What is also odd about the tale is that Godiva rides “unseen by anyone”. Was this magic, did Godiva’s hair hide her face as well, or were the people of Coventry so used to women riding bare-back through the market that they never ­noticed? On all this the chronicle remains tight-lipped. There were rough edges in this story which still needed ironing out. This was duly performed by a Warwickshire antiquarian in the 16th century called Richard Grafton. Grafton had access to a (lost) chronicle compiled by one Geoffrey, prior of Coventry cathedral in the 1220s, and he copied out some material from it.

In Grafton’s version, Godiva went to the magistrates of the town, and on her behalf they ordered all shutters and windows to be closed. And so “her honesty was saved” and the only people who saw her were her husband, those riding with him and Godiva’s gentlewomen.

This then explains how the good lady is “unseen by anyone”, without having to resort to a magic cloak. No one seems to have been bothered by the blackening of Leofric’s reputation. The earl who was well-loved and wise in Saxon times had, as the legend grew, become a cruel and oppressive landlord, willing even to sacrifice his wife’s modesty.

We are left with one element (and one character) in the story, who has become almost as important as Godiva herself. Where did Peeping Tom come from? He is certainly not present in any of the medieval versions.

The man who defies the edict of the Coventry magistrates and peeps out from his window is first attached to the tale in the 16th century. Although a ­voyeur does not feature in any written accounts before the 1700s, a wooden effigy of him (which still survives) was already around in Coventry in the 1500s.

The statue was even dressed in costume and paraded, and before that may have been pushed out of a window during re-enactments of Godiva’s ride. Such manhandling might explain the effigy’s lack of arms: they may have broken off.

Some sources call him a tailor (there were plenty of those in Coventry), and say that he was either struck blind or killed as a divine punishment. So the story added another miracle after all. Giving the tailor a name – Peeping Tom – comes later still, but once christened Tom enters the English dictionary, too, as the archetype of all voyeurs and spies.

I suppose the point of Tom being there was as a moral warning. This was something the story had lacked.
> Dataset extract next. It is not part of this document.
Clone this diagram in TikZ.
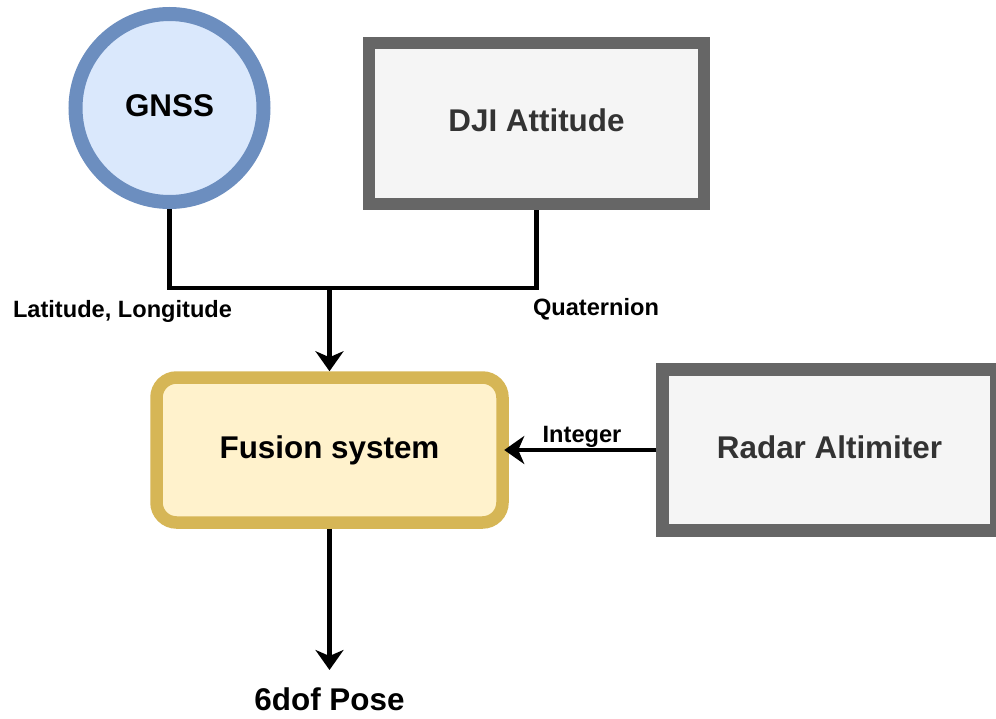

By the 17th century, then, 400 years or so after the story had first been written down, Lady Godiva and her act of defiance (and an equal and opposite act of disobedience by Peeping Tom) was complete, and continues to this day. It has become far more the symbol of the city of Coventry than any phoenix or elephants with castles on their back.

Like the character in any folk-tale, the Saxon Godgifu has been re-invented to suit other purposes in other ages. What people believe is often just as important – perhaps more so – than what actually happened.